A Shawnee County District Court judge issued an injunction against enforcement of the law and the Kansas Supreme Court decided not to hear the case—essentially preventing enforcement of the law.

The high court is already hip-deep in controversial cases, including whether the Legislature and governor are spending enough on K-12 education to ensure all Kansas schoolchildren have equal opportunities to receive a good education…oh, yes, and that district court chief judge selection matter which carries a provision which would shut down the court by repealing its budget appropriation.

So, the attorney general asked the Court of Appeals to hear the case and it said yes, essentially as a way to speed movement of the issue to the Kansas Supreme Court (see above).

But the Court of Appeals hearing in December—that’s where the politics of the issue continue.

First, of course, with all members of the Court of Appeals hearing the case—idea apparently is that the 14 will reach a decision quicker than just three?—all 14 are going to have essentially to vote either yes or no on the abortion law. That puts all of the judges on record.

Oh, let’s not forget that six of those judges stand for retention election next November. That retention election? Remember the list of judges whose names you don’t recognize at the bottom of the ballot?  The “yes” or “no” box you check to keep them in office or boot them out? Figure anyone who opposes all forms of abortion will vote not to confirm judges who voted against the constitutionality of the abortion bill.

And, figure that voters will be reminded of the constitutionality decision by mailers, phone calls and e-mails—from anti-abortion activists, of course, but probably also from abortion-rights forces—in the days before the usually forgettable confirmation votes at next November’s elections.

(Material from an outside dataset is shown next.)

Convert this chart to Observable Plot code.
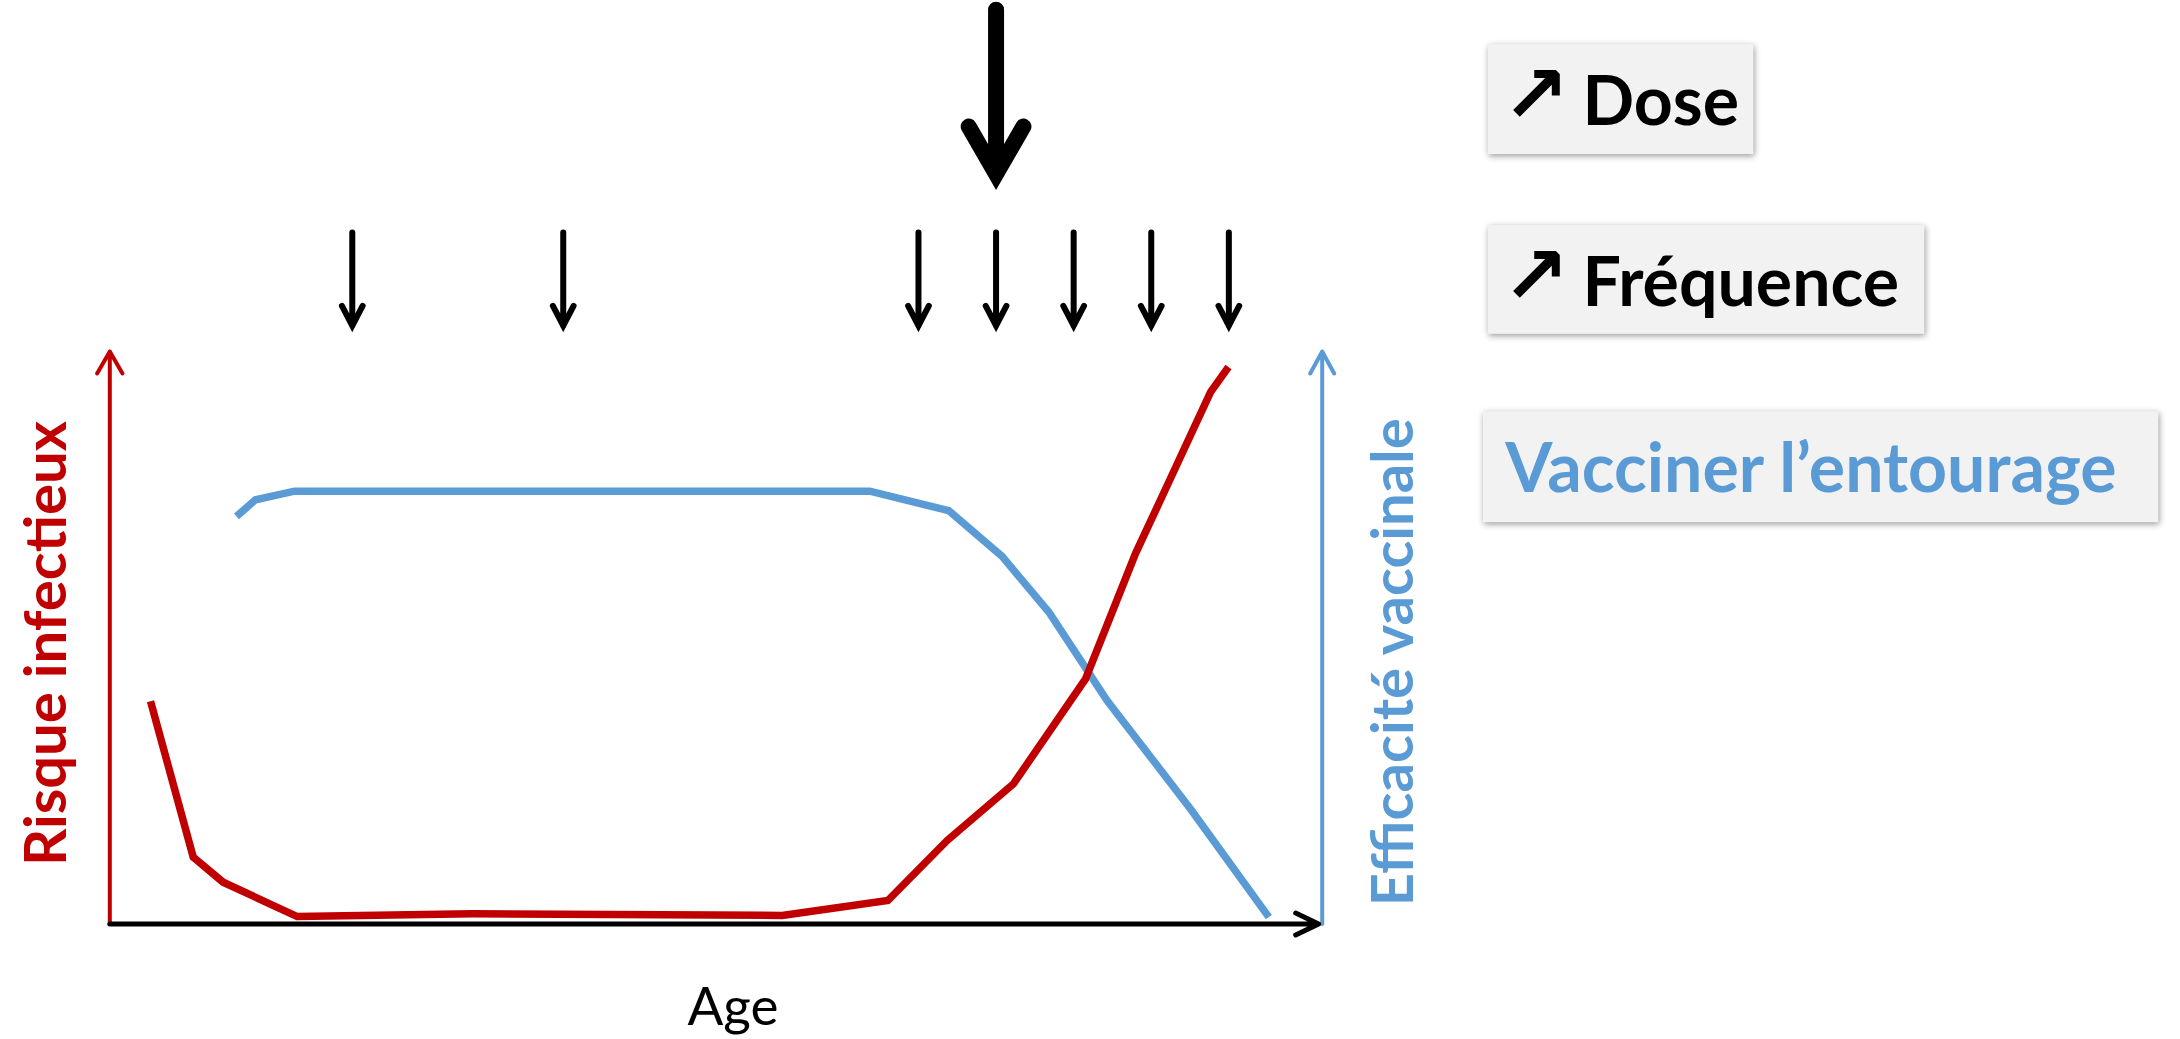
<!DOCTYPE html>
<html><head><meta charset="utf-8">
<script src="https://cdn.jsdelivr.net/npm/d3@7"></script>
<script src="https://cdn.jsdelivr.net/npm/@observablehq/plot@0.6"></script>
<style>html,body{margin:0;padding:0;background:#fff;}#chart{width:2180px;height:1039px;overflow:hidden}</style>
</head><body><div id="chart"></div>
<script>
// Risque infectieux (red) by age
const riskAge   = [3.36, 6.88, 9.35, 15.46, 29.9, 55.46, 64.17, 69.07, 74.54, 80.48, 84.6, 87.35, 90.79, 92.27];
const riskValue = [38.9, 11.7, 7.3, 1.3, 1.8, 1.5, 4.1, 14.6, 24.5, 42.8, 64.7, 77.2, 92.9, 97.3];
// Efficacité vaccinale (blue) by age
const effAge   = [10.45, 12.02, 15.23, 62.69, 69.2, 73.6, 77.45, 82.27, 89.14, 95.6];
const effValue = [71.2, 74.1, 75.6, 75.6, 72.2, 64.2, 54.5, 39.0, 20.1, 1.2];
// vaccination ages (small arrows) and higher-dose age (big arrow)
const doseAges = [20.0, 37.4, 66.7, 73.1, 79.5, 85.9, 92.3];
const bigDoseAge = [73.1];
// texts
const yTitle = "Risque infectieux";
const y2Title = "Efficacité vaccinale";
const xTitle = "Age";
const boxWords = ["Dose", "Fréquence", "Vacciner l’entourage"];
const boxPrefix = ["↗", "↗", ""];

const RED = "#c00000", BLUE = "#5b9bd5";

const risk = riskAge.map((a, i) => ({age: a, v: riskValue[i]}));
const eff = effAge.map((a, i) => ({age: a, v: effValue[i]}));

// annotation layout (in scale units)
const boxes = [
  {x1: 113.7, x2: 135.6, y1: 134.4, y2: 153.6, tx: 121.47, ty: 139.6, ax: 117.6, ay: 144.6, color: "#000"},
  {x1: 113.7, x2: 149.7, y1: 103.0, y2: 122.0, tx: 121.47, ty: 108.0, ax: 117.6, ay: 113.0, color: "#000"},
  {x1: 113.3, x2: 169.0, y1: 70.1, y2: 89.5, tx: 115.1, ty: 75.5, ax: 0, ay: 0, color: BLUE}
].map((b, i) => ({...b, word: boxWords[i], prefix: boxPrefix[i]}));

const chart = Plot.plot({
  width: 2180,
  height: 1039,
  margin: 0,
  x: {domain: [0, 100], range: [109.3, 1321.7], axis: null},
  y: {domain: [0, 100], range: [923.5, 351], axis: null},
  style: {background: "#fff", fontFamily: "Lato, 'DejaVu Sans', sans-serif", overflow: "visible"},
  marks: [
    // boxes
    Plot.rect(boxes, {x1: "x1", x2: "x2", y1: "y1", y2: "y2", fill: "#f2f2f2",
      imageFilter: "drop-shadow(1px 2px 3px rgba(0,0,0,0.4))"}),
    Plot.text(boxes.filter(d => d.prefix), {x: "ax", y: "ay", text: "prefix", fontSize: 80, fontWeight: "bold",
      fontFamily: "'DejaVu Sans', sans-serif", fill: "#000", textAnchor: "middle", lineAnchor: "middle"}),
    Plot.text(boxes, {x: "tx", y: "ty", text: "word", fontSize: 68, fontWeight: "bold",
      fontFamily: "Lato, sans-serif", fill: "color", textAnchor: "start", lineAnchor: "bottom"}),
    // axes as arrows
    Plot.arrow([0], {x1: 0, x2: 0, y1: 0, y2: 100, stroke: RED, strokeWidth: 4,
      headLength: 9.5, headAngle: 60, strokeLinecap: "round", strokeLinejoin: "round"}),
    Plot.arrow([0], {x1: 100, x2: 100, y1: 0, y2: 100, stroke: BLUE, strokeWidth: 4,
      headLength: 9.4, headAngle: 57, strokeLinecap: "round", strokeLinejoin: "round"}),
    Plot.arrow([0], {x1: 0, x2: 99.7, y1: 0, y2: 0, stroke: "#000", strokeWidth: 5,
      headLength: 7.6, headAngle: 51, strokeLinecap: "round", strokeLinejoin: "round"}),
    // curves
    Plot.line(eff, {x: "age", y: "v", stroke: BLUE, strokeWidth: 7.5,
      strokeLinecap: "butt", strokeLinejoin: "miter", strokeMiterlimit: 4}),
    Plot.line(risk, {x: "age", y: "v", stroke: RED, strokeWidth: 7.5,
      strokeLinecap: "butt", strokeLinejoin: "miter", strokeMiterlimit: 4}),
    // vaccination arrows
    Plot.arrow(doseAges, {x1: d => d, x2: d => d, y1: 120.8, y2: 104.5, stroke: "#000", strokeWidth: 6,
      headLength: 5.6, headAngle: 55, strokeLinecap: "round", strokeLinejoin: "miter", strokeMiterlimit: 4}),
    Plot.arrow(bigDoseAge, {x1: d => d, x2: d => d, y1: 159.7, y2: 131.0, stroke: "#000", strokeWidth: 16,
      headLength: 8, headAngle: 60, strokeLinecap: "round", strokeLinejoin: "miter", strokeMiterlimit: 4}),
    // titles
    Plot.text([yTitle], {x: -3.65, y: 49.0, text: d => d, rotate: -90, fontSize: 58, fontWeight: "bold",
      fill: RED, textAnchor: "middle", lineAnchor: "bottom"}),
    Plot.text([y2Title], {x: 107.5, y: 45.7, text: d => d, rotate: -90, fontSize: 58, fontWeight: "bold",
      fill: BLUE, textAnchor: "middle", lineAnchor: "bottom"}),
    Plot.text([xTitle], {x: 51.4, y: -17.7, text: d => d, fontSize: 53, fill: "#000",
      textAnchor: "middle", lineAnchor: "bottom"})
  ]
});
document.getElementById("chart").appendChild(chart);
</script>
</body></html>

So, at least six of those judges will be putting their careers in jeopardy for doing their job—carefully and impartially determining whether the anti-abortion law is constitutional, not whether they want to keep making their car payments.

Oh, yes, remember that Gov. Brownback gets to appoint, without any screening by the Supreme Court Nominating Commission but subject to Senate confirmation, members of the Court of Appeals. So Brownback—who signed the anti-abortion bill in the first place—gets to appoint the booted judges’ replacements.

Head spinning a bit? Whether the bill is lawful or not, well, that’s up to the court. But once the black-robed folks get their job done, the politics will start.